The Puget Sound Regional Council (PSRC) is hoping that by offering its stamp of approval to such software, Seattle can serve as a third-party certifier of sorts. This could give customers in other cities the confidence to buy these products, and make Seattle a hub for green IT jobs, PSRC program manager for economic development Eric Schinfeld told a recent conference at the Brookings Institution.

In a recently released plan published by Brookings, Seattle-area business and governmental leaders propose the creation of the Building Energy-Efficiency Testing and Integration (BETI) Center and Demonstration Network. This would allow efficiency innovators to test, evaluate and integrate promising products and services before launching them to market, the report said.
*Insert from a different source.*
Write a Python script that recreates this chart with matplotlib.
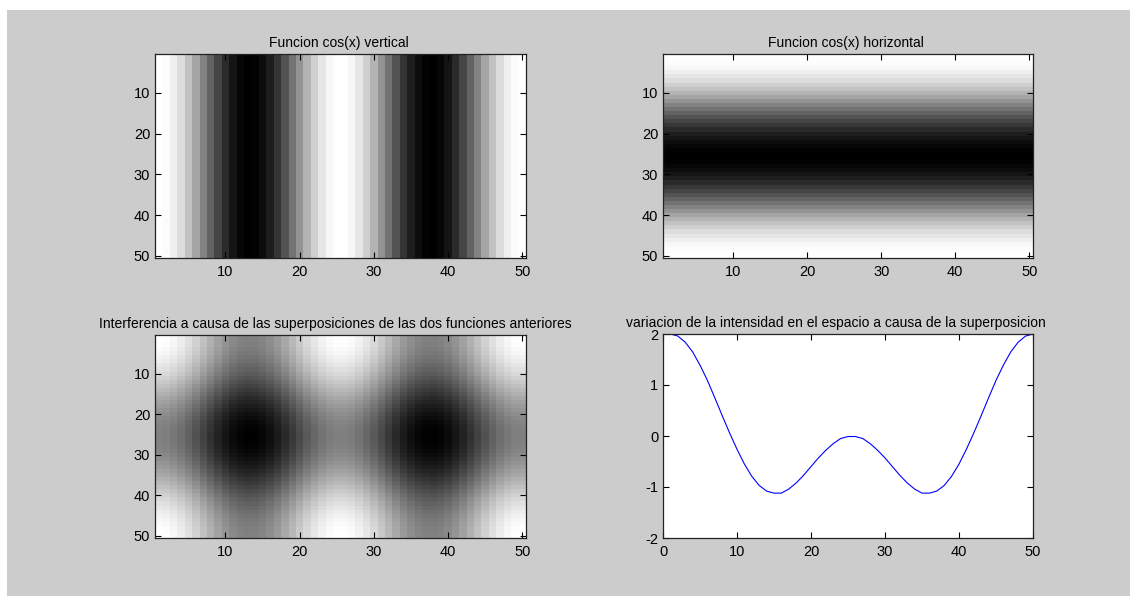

Major components would include an energy-efficiency IT lab, which software design companies would pay to test and certify their work; and technicians to test the software in real-world conditions, in buildings throughout the state. (See chart, above.)

The strategy was inspired in part by Seattle’s concentration of green architecture firms and strong policies on green buildings. The city’s commercial buildings will have their energy performance benchmarked and energy ratings available to prospective buyers, tenants and lenders, under an initiative launched earlier this month.

The green building IT sector has also been showing signs of major growth. In March IBM announced that it will buy Tririga, a vendor of facility and real estate management software, for an undisclosed sum. Washington native Microsoft is also moving in on the market for energy management in commercial buildings, according to the company’s chief environmental strategist.

The state’s diverse climates also offer good conditions for testing green buildings, PSRC argued.

In Washington, “you can test in a rainforest, you can test in a more neutral climate, you can test in a desert, you can test in cold, you can test in extreme hot,” Schinfeld said. “And so we’ll be able to say to Texas, versus Alaska, versus California, versus Maine, here’s how we think this product is going to function in your environment.”

A spokesman for a major building-efficiency company, speaking to the Times on condition of anonymity, expressed doubts about Puget Sound’s plan. He said his company’s technology is well-proven, backed by billions of dollars of research.

“Commercial software developers simply do not need the particular third-party verification this proposed research center is offering,” the spokesman said. “We deliver proven, reliable systems based on decades of research, development and application.”

But Schinfeld said there are many smaller companies that would benefit from the services he is proposing.